## [AVAILABLE DATA]
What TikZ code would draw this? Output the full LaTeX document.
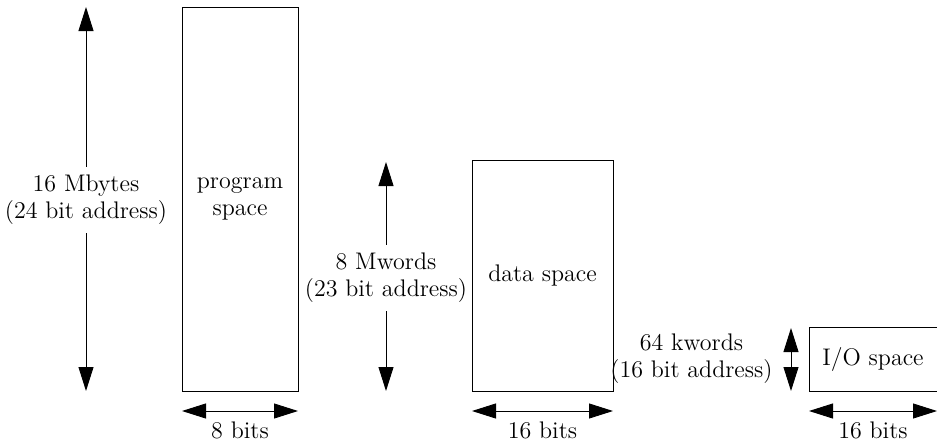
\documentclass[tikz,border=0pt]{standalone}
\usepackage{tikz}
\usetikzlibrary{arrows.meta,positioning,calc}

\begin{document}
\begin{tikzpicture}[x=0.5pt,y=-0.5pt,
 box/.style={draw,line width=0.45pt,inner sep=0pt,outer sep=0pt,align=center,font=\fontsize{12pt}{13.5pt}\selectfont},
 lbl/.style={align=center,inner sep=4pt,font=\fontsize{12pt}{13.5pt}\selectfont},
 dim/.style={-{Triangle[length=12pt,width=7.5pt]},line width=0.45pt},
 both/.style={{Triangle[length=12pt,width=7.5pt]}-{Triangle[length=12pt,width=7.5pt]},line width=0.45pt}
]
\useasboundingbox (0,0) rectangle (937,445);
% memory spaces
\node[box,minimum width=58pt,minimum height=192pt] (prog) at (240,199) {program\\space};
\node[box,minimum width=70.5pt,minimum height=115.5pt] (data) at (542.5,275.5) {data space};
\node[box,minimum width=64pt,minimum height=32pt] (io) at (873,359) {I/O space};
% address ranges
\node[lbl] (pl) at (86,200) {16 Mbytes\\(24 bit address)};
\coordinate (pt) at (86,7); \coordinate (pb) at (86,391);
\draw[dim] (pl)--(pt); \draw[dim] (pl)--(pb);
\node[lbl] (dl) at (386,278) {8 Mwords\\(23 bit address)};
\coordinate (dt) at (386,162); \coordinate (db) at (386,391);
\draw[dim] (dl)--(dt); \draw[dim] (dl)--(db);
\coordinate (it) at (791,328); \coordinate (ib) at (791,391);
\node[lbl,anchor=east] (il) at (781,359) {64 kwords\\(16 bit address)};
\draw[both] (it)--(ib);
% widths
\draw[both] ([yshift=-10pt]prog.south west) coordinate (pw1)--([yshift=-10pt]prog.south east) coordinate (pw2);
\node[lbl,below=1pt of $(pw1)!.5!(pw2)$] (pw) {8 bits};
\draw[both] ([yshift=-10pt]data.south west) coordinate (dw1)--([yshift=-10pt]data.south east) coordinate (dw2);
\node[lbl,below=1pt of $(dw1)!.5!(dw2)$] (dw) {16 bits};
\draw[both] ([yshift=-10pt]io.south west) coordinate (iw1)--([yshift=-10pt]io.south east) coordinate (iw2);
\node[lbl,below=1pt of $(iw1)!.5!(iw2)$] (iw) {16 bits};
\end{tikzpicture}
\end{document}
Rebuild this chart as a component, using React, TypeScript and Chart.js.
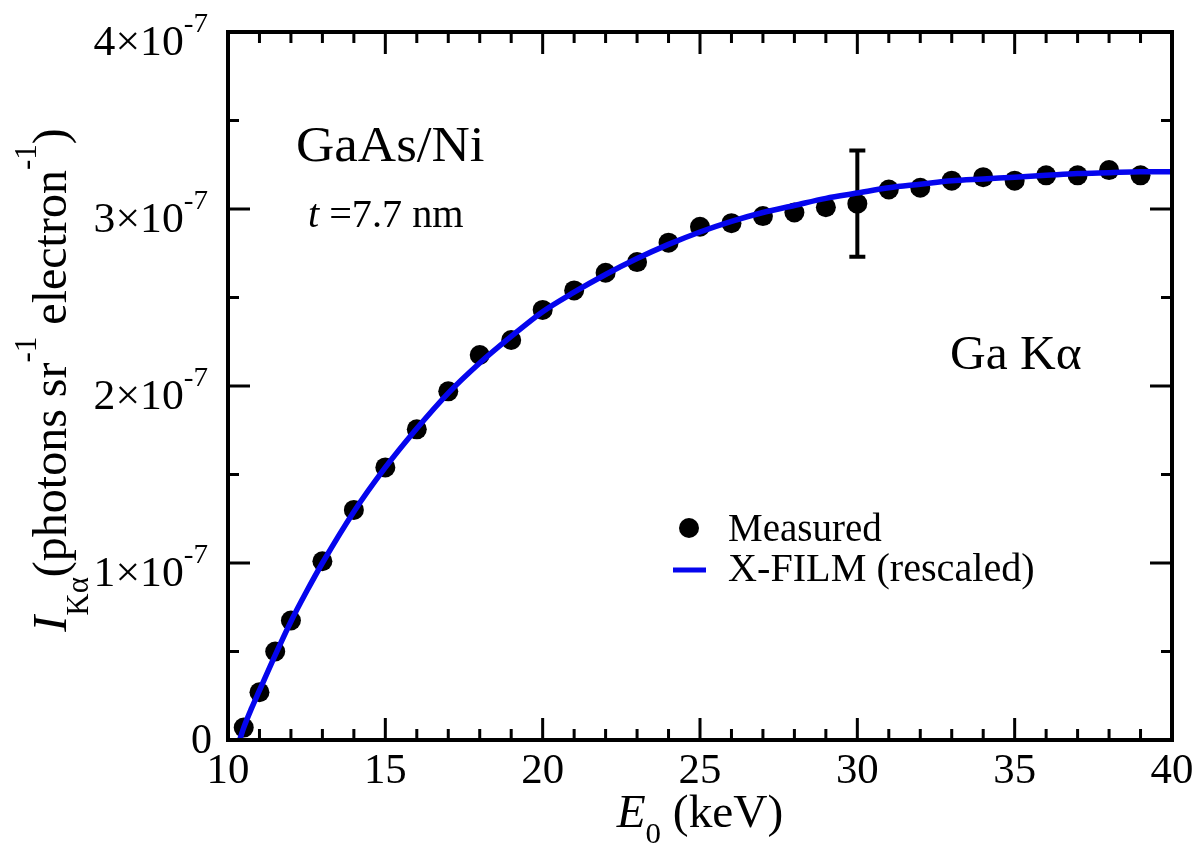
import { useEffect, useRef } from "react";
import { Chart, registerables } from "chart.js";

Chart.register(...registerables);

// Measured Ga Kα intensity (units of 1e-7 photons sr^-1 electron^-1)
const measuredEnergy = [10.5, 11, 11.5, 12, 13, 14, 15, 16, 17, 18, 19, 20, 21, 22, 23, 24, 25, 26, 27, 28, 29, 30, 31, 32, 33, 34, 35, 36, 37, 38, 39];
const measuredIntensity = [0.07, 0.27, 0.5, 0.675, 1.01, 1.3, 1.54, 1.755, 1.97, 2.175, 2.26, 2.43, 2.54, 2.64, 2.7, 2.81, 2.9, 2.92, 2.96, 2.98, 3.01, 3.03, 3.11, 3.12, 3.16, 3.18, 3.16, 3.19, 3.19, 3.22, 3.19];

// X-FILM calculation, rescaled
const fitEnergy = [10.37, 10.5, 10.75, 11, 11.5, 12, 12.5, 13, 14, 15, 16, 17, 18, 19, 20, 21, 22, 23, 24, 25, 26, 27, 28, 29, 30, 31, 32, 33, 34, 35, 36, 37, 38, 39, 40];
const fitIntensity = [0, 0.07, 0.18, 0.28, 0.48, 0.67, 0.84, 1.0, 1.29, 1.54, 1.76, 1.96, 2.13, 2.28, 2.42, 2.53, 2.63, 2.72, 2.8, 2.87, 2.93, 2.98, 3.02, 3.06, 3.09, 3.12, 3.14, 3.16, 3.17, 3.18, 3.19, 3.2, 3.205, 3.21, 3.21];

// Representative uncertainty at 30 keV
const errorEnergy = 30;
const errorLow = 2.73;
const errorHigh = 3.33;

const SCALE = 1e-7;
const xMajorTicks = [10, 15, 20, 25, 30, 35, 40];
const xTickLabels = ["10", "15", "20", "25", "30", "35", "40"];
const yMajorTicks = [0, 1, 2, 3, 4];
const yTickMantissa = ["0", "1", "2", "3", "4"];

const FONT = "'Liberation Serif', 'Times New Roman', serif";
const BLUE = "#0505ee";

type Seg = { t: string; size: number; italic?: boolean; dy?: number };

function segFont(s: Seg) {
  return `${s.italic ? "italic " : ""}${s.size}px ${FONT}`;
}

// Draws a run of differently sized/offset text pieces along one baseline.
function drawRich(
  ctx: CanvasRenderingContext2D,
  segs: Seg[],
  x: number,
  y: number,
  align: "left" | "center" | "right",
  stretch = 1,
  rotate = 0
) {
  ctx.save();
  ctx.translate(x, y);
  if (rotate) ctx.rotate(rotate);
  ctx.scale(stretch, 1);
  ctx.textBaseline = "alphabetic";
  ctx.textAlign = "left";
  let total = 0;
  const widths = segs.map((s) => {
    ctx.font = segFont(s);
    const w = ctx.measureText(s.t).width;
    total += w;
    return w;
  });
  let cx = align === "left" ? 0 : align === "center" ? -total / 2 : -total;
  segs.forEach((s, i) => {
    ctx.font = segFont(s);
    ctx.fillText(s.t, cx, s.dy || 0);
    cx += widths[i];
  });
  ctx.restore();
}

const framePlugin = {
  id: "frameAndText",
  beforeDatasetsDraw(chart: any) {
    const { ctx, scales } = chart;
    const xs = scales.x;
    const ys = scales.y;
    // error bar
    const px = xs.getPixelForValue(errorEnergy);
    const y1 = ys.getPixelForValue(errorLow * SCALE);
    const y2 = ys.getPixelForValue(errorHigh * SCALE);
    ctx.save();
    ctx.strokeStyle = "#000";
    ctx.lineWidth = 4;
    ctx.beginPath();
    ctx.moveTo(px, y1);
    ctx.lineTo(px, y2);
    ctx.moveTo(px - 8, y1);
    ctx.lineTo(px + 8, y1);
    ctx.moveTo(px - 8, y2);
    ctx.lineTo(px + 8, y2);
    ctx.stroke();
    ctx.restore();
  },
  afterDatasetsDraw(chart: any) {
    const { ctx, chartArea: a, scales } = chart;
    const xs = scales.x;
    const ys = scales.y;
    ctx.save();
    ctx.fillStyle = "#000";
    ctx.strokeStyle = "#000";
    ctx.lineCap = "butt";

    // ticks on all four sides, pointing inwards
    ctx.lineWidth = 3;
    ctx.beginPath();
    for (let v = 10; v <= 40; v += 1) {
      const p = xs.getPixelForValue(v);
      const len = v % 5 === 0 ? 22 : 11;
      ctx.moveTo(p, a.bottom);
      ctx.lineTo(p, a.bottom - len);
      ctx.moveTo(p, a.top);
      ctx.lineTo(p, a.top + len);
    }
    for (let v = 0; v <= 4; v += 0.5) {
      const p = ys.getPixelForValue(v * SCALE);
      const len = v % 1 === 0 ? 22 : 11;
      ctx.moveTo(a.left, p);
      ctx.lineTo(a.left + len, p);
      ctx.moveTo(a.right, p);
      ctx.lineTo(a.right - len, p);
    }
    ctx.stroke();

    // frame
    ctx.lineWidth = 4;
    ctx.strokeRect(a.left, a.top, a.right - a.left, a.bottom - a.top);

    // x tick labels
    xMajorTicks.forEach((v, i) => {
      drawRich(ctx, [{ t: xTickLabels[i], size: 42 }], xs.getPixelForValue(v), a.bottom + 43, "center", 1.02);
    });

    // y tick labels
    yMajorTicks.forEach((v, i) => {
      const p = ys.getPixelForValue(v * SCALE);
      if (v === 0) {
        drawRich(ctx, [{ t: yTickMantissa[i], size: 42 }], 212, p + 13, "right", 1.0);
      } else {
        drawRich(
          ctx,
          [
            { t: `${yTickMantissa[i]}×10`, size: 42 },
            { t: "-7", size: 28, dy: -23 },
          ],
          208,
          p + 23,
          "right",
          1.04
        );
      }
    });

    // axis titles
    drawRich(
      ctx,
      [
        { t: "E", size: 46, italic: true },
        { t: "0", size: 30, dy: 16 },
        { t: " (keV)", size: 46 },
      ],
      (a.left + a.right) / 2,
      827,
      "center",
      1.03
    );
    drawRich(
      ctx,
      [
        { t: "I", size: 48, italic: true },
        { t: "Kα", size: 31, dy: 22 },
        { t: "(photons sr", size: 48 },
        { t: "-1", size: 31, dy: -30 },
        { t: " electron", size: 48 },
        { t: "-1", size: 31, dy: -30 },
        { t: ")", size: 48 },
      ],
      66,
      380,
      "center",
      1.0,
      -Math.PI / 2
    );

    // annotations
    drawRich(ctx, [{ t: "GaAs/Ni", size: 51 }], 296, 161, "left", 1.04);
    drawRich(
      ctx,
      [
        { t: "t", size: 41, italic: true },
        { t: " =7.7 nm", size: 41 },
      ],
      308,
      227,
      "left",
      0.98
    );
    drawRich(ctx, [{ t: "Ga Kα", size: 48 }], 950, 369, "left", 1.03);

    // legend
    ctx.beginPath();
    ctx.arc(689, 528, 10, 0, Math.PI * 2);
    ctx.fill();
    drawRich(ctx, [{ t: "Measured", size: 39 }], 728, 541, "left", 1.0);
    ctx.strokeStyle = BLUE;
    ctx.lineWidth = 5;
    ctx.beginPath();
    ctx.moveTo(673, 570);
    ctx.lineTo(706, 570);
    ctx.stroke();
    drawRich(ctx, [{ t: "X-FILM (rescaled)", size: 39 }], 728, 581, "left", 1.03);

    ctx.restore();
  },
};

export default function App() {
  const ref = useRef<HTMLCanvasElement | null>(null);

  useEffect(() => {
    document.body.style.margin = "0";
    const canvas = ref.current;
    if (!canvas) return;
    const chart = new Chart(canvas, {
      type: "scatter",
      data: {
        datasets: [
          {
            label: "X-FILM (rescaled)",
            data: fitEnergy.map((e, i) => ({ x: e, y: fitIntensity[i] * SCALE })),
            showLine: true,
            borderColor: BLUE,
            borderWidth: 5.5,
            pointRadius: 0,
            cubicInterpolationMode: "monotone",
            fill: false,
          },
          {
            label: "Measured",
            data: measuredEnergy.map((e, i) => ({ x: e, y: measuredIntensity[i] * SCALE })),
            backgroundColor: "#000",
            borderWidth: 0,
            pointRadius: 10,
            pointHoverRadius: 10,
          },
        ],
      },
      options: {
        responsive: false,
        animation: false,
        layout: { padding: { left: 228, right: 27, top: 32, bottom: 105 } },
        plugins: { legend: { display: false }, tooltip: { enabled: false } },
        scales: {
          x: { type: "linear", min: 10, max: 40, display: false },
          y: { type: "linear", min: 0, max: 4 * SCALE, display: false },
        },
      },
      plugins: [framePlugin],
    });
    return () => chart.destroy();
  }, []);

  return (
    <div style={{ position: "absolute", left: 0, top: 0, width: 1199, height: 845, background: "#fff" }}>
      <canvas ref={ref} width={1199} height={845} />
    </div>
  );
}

## [EXERCISE]
Word for word, restate the lines beginning with the one that has "Rebuild this chart" and ending with the one that has "3.19, 3.22, 3.19];". Keep both ends and skip any pictures.

## [RESULT BELOW]
Rebuild this chart as a component, using React, TypeScript and Chart.js.
import { useEffect, useRef } from "react";
import { Chart, registerables } from "chart.js";

Chart.register(...registerables);

// Measured Ga Kα intensity (units of 1e-7 photons sr^-1 electron^-1)
const measuredEnergy = [10.5, 11, 11.5, 12, 13, 14, 15, 16, 17, 18, 19, 20, 21, 22, 23, 24, 25, 26, 27, 28, 29, 30, 31, 32, 33, 34, 35, 36, 37, 38, 39];
const measuredIntensity = [0.07, 0.27, 0.5, 0.675, 1.01, 1.3, 1.54, 1.755, 1.97, 2.175, 2.26, 2.43, 2.54, 2.64, 2.7, 2.81, 2.9, 2.92, 2.96, 2.98, 3.01, 3.03, 3.11, 3.12, 3.16, 3.18, 3.16, 3.19, 3.19, 3.22, 3.19];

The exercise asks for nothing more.